**Information given**:
(begin)
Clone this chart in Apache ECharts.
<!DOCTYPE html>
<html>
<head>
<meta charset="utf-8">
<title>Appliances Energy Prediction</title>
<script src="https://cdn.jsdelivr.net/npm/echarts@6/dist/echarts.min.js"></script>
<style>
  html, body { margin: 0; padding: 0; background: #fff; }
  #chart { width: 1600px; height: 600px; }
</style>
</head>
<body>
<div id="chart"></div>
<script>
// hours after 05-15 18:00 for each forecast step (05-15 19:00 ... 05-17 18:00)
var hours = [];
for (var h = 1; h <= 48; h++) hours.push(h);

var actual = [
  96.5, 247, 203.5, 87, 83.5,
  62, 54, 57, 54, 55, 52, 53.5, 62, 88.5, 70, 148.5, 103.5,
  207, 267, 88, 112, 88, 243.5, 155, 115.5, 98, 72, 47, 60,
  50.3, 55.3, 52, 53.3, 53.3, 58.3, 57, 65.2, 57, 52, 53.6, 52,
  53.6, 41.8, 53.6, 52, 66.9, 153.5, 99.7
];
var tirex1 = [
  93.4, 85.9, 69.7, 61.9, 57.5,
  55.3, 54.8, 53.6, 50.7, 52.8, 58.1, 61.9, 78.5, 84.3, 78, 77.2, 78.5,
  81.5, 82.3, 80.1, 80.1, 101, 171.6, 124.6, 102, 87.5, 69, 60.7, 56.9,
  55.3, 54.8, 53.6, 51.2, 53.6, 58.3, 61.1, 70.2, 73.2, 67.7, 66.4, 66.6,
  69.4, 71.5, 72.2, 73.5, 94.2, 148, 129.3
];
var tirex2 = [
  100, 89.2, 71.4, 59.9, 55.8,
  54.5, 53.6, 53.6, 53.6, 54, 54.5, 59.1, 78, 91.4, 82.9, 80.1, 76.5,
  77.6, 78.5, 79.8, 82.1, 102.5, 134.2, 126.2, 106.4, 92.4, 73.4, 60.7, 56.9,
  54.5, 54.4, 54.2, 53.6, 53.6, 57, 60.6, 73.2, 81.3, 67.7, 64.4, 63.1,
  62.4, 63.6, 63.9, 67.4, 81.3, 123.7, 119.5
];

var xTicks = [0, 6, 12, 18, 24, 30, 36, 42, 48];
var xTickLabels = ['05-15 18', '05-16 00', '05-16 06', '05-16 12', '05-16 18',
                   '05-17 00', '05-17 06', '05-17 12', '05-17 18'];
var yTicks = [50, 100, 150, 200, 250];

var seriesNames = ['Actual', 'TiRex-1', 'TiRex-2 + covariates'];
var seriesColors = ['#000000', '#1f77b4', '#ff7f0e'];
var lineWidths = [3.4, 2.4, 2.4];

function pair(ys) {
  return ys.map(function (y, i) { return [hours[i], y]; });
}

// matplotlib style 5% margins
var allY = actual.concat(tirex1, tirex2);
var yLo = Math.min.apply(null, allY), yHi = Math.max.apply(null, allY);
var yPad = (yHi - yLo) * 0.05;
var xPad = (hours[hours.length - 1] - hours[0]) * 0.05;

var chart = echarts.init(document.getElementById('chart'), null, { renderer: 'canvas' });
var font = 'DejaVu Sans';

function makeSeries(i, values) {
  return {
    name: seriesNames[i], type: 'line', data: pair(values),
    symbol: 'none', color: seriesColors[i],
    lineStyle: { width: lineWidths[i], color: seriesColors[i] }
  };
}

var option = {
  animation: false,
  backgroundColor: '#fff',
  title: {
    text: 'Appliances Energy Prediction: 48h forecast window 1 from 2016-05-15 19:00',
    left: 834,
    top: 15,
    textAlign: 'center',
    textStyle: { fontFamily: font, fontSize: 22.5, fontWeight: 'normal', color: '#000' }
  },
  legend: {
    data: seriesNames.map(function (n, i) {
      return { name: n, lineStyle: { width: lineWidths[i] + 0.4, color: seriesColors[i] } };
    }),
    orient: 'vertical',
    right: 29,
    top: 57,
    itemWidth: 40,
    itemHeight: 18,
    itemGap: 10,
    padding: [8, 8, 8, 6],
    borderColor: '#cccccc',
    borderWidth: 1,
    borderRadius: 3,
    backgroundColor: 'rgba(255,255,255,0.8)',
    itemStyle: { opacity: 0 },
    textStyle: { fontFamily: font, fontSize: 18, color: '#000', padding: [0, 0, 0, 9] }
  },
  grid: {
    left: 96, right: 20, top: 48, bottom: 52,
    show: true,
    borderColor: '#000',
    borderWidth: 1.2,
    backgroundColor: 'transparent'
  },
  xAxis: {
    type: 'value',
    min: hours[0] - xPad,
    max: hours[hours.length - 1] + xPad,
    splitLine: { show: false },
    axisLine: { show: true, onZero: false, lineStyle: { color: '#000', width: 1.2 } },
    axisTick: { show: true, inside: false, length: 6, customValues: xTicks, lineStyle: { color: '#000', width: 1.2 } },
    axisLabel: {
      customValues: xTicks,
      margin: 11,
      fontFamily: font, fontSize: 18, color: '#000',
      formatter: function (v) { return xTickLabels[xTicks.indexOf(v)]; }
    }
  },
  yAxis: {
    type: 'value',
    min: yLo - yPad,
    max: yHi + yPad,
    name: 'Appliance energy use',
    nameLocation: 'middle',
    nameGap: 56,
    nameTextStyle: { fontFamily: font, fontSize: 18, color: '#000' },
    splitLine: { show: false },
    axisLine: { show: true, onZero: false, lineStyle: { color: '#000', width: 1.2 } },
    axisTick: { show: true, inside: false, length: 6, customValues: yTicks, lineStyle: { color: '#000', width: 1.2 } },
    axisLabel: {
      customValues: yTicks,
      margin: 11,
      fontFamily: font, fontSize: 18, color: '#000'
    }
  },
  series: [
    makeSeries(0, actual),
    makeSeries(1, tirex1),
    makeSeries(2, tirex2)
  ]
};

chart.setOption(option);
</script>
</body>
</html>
(end)
(begin)
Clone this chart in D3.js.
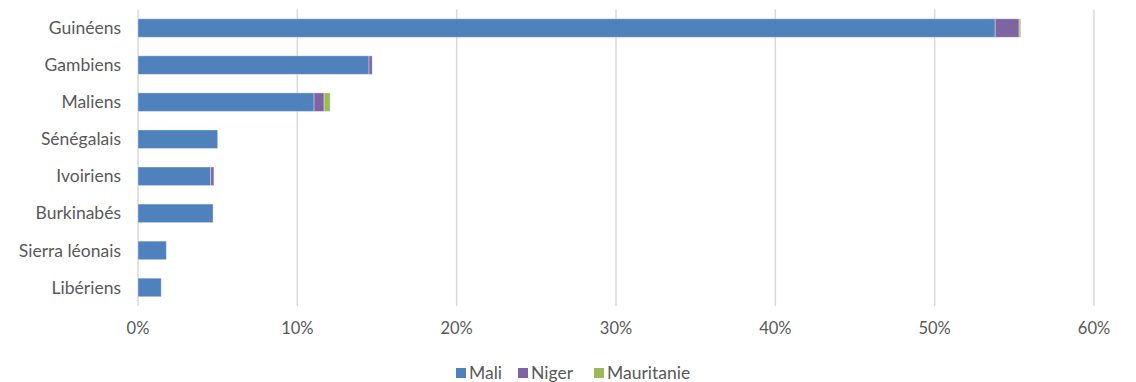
(end)
**Task details**: Write down only how many lines in the listing contain the word "Clone".

**Worked solution**: 2